La Ligue arabe a entamé une médiation pour tenter d’amorcer un dialogue entre le régime de Bachar al-Assad et l’opposition syrienne. Quels sont les enjeux de cette initiative ? Éléments de réponse avec Fabrice Balanche.
Depuis le mois d’août, la Ligue arabe hausse le ton contre Damas qui, depuis sept mois, réprime dans le sang le soulèvement populaire qui demande la fin du régime de Bachar al-Assad. Après avoir envoyé en vain son secrétaire général Nabil al-Arabi en septembre, l’organisation tente une nouvelle fois de désamorcer la crise. Une délégation présidée par le ministre qatari des Affaires étrangères, cheikh Hamad ben Jassem, a entamé une médiation entre le pouvoir et l’opposition en s'entretenant avec le président syrien Bachar al-Assad mercredi. Une nouvelle réunion est prévue dimanche.

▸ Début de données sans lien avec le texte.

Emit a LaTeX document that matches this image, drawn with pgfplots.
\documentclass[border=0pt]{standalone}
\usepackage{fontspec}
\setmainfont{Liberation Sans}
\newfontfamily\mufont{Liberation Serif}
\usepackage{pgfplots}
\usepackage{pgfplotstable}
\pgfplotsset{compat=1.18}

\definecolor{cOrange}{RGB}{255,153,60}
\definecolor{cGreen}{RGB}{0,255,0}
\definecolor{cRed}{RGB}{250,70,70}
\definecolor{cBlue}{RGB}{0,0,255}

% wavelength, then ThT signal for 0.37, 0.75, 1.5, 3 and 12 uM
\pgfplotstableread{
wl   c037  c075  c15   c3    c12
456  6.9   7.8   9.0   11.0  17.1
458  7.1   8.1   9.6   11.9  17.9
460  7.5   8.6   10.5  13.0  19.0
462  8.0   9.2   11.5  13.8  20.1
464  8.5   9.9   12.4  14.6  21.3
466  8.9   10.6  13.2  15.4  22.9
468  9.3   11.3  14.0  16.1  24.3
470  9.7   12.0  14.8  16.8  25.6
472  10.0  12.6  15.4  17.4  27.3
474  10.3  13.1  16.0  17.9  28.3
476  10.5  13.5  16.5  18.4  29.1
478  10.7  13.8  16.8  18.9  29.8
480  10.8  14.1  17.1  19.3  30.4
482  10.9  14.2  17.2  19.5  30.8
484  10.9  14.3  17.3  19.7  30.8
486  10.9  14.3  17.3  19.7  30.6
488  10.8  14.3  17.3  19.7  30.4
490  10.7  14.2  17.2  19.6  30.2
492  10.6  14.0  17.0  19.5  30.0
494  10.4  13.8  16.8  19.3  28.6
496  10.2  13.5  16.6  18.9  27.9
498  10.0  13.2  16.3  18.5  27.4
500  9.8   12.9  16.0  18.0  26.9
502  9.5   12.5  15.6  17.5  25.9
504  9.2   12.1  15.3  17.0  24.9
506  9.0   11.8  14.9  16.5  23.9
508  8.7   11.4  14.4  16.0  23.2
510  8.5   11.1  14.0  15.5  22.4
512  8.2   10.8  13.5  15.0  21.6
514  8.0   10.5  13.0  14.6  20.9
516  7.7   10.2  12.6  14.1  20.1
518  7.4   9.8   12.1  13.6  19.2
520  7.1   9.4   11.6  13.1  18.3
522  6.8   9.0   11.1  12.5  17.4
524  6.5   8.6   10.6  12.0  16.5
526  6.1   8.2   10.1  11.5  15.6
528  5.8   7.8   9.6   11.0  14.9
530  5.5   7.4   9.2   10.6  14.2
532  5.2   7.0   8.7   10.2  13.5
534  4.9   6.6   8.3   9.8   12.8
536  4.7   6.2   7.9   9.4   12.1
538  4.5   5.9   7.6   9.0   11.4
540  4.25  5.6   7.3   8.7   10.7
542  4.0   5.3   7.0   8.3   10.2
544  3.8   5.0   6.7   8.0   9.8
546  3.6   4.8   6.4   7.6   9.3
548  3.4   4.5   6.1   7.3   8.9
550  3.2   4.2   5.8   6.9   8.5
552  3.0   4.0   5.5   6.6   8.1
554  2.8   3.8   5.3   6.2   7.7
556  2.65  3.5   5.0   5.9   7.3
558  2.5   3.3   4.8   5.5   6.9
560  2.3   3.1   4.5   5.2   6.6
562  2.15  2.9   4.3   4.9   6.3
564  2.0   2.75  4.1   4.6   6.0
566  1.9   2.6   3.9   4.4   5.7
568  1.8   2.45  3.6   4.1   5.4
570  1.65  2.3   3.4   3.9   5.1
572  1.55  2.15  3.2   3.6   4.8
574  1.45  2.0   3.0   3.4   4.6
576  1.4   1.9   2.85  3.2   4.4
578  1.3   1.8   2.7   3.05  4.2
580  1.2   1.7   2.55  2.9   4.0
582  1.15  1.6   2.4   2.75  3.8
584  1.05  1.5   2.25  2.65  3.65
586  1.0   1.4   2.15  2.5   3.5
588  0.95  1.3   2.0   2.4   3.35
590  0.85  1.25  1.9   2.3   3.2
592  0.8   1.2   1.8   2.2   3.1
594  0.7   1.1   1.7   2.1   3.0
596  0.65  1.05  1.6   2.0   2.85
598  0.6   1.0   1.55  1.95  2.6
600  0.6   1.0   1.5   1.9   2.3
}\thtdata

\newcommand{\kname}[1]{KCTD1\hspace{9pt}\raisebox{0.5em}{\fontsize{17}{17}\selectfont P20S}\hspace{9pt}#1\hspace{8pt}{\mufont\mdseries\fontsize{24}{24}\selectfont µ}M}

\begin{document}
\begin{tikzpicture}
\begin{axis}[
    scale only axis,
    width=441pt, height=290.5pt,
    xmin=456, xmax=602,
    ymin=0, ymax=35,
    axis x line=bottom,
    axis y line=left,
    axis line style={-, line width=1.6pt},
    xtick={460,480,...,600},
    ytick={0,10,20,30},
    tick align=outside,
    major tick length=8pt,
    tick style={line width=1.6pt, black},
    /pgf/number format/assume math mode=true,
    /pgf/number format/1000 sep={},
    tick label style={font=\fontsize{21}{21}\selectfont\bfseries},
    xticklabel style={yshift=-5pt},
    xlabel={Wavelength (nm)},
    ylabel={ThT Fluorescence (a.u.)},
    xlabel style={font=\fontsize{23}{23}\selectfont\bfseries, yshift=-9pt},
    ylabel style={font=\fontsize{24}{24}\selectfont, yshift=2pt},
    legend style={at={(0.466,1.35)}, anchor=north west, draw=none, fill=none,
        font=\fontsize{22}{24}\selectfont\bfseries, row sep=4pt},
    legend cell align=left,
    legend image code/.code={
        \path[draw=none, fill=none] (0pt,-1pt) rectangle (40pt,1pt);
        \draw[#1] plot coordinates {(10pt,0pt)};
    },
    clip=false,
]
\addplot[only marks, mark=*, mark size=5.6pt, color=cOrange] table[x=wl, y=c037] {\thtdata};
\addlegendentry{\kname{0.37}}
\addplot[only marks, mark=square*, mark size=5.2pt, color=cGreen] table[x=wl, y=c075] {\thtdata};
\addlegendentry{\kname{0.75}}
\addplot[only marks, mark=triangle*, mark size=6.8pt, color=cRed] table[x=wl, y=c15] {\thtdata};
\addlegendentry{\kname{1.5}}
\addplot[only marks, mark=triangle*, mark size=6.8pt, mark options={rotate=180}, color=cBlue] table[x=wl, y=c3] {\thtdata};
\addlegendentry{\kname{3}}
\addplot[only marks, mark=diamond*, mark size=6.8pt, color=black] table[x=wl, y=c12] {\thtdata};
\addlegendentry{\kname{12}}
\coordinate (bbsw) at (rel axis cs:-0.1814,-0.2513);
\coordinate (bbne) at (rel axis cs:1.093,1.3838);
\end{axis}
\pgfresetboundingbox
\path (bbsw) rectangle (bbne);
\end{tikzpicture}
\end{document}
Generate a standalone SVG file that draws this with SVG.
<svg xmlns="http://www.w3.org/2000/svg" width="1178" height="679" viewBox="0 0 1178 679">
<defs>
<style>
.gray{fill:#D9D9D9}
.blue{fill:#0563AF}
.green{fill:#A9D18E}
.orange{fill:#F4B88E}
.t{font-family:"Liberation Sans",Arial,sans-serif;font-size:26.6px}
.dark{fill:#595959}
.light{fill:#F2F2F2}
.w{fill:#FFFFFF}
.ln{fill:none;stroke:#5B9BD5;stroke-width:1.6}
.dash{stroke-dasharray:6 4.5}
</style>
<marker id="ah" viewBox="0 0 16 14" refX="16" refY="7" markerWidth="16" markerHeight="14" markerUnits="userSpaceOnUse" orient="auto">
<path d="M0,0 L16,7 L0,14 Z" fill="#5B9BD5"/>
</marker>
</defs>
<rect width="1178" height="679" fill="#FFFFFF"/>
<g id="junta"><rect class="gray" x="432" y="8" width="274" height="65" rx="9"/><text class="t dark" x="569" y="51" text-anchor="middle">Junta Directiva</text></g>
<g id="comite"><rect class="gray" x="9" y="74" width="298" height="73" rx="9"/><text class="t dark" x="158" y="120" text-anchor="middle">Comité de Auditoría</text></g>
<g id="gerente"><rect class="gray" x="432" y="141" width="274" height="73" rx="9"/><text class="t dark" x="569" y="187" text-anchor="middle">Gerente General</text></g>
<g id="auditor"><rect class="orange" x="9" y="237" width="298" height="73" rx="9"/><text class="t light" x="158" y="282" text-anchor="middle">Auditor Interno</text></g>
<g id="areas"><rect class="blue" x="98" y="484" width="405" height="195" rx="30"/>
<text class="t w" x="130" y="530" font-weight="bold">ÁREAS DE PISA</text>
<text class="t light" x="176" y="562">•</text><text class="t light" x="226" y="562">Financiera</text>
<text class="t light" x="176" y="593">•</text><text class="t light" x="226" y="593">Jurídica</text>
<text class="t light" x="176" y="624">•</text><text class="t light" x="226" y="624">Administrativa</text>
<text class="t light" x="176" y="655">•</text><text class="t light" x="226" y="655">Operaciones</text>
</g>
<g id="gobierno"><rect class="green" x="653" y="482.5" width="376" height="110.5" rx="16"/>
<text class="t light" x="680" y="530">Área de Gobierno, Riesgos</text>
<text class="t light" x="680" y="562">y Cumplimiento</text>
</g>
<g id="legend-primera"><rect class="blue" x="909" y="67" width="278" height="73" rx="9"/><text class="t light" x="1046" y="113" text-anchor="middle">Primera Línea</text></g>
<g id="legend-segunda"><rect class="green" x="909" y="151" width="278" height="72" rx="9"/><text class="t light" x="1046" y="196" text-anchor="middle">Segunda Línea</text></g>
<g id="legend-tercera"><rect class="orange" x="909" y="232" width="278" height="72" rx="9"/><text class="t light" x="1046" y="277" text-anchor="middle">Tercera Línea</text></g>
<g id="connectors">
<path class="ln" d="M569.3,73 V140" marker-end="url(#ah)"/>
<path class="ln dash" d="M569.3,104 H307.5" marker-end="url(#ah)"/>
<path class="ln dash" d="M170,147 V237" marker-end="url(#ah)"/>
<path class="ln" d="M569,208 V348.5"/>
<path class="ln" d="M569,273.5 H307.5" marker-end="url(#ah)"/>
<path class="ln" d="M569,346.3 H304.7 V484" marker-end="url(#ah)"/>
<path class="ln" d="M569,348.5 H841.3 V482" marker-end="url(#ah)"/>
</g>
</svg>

Quels sont les enjeux de cette médiation et quelles chances a-t-elle d’aboutir ?
Fabrice Balanche, directeur du groupe de recherches et d'études sur la Méditerranée et le Moyen-Orient et professeur à Lyon-2 apporte des éléments de réponses à ces questions.
Pourquoi la Ligue arabe prend-elle cette initiative ?
Fabrice Balanche : Ce n’est pas le premier geste de la Ligue arabe. Elle a condamné les violences en septembre. Et il y a une quinzaine de jours, lors d'une réunion extraordinaire consacrée à la Syrie, elle avait eu des mots très durs en invitant Damas à renouer le dialogue pour éviter une éventuelle intervention étrangère. Ce qui constituait une menace à peine feutrée. La médiation menée aujourd'hui s’inscrit dans la continuité des efforts de la Ligue arabe.
Comment peut-on l’interpréter ?
F. B : Il faut savoir lire entre les lignes. Il ne s’agit pas uniquement de trouver une solution à la crise syrienne. On note que cette fois, ce n’est pas Nabil al-Arabi, le président de la Ligue arabe, qui s’est rendu à Damas. En effet, la rencontre qui avait eu lieu début septembre entre lui et le président syrien ne s’était pas bien passée. Là, comme par hasard, c’est le ministre qatari des Affaires étrangères, cheikh Hamad ben Jassem, qui prend la tête de la délégation. Rappelons que le Qatar a fermé son ambassade à Damas depuis début juillet, et qu’il est le premier à être contre la Syrie, avec notamment la couverture des évènements que fait la chaîne qatarie Al-Jazeera.
Avec cette médiation, on peut voir une volonté de la part du Qatar de renouer avec la Syrie sur le plan diplomatique. Le Qatar a visiblement compris que le régime syrien n’allait pas chuter à court terme et ne souhaite pas rester en conflit avec Damas. Le chef de la diplomatie qatari a évoqué à l’issue de la rencontre "une discussion longue, franche et amicale". Il y a clairement un enjeu diplomatique. Dans le même temps, la Syrie a envoyé le vice-président Farouk al-Chareh aux funérailles du prince héritier saoudien. Une façon d’envoyer une messager pour désamorcer la crise.
Cette médiation a-t-elle des chances d’aboutir ? Comment la situation risque d’évoluer dans les prochains mois en Syrie ?
F. B. : La médiation n’a aucune chance d’aboutir. Concrètement, la délégation de la Ligue arabe est en train de demander à Bachar al-Assad d’intégrer des islamistes dans son prochain gouvernement, or le président syrien sait très bien que, s’il accepte cela, ce sera la fin pour lui. Il est probable que Bachar al-Assad réponde simplement qu’un processus de réforme est lancé et que la nouvelle loi des partis permet à chacun de se présenter aux municipales de décembre, et en février 2012 pour les législatives. Habituellement ce sont des scrutins qui n’intéressent personne mais qui là donneront peut-être lieu à des négociations en ce sens.
Quant à une éventuelle intervention étrangère, elle est plus qu’improbable. Tout d’abord, il y aura toujours les vetos russe et chinois pour la bloquer. Par ailleurs, on peut désormais s’attendre à ce que le Qatar et l’Arabie saoudite, pour les raisons que j’ai évoqué plus tôt, desserre leur étau sur Damas, ce qui aura pour effet de démotiver l’Occident. L’Otan n’a d’ailleurs pas intérêt à intervenir en Syrie, où il n’y a que peu de ressources minières. Enfin, la France et les Etats-Unis sont à la veille d’une élection présidentielle, leur calendrier ne permet pas un nouvel engagement militaire.
La seule inconnue reste la rue syrienne : à l’heure actuelle on ne peut pas prédire si les manifestations vont se poursuivre ou se calmer.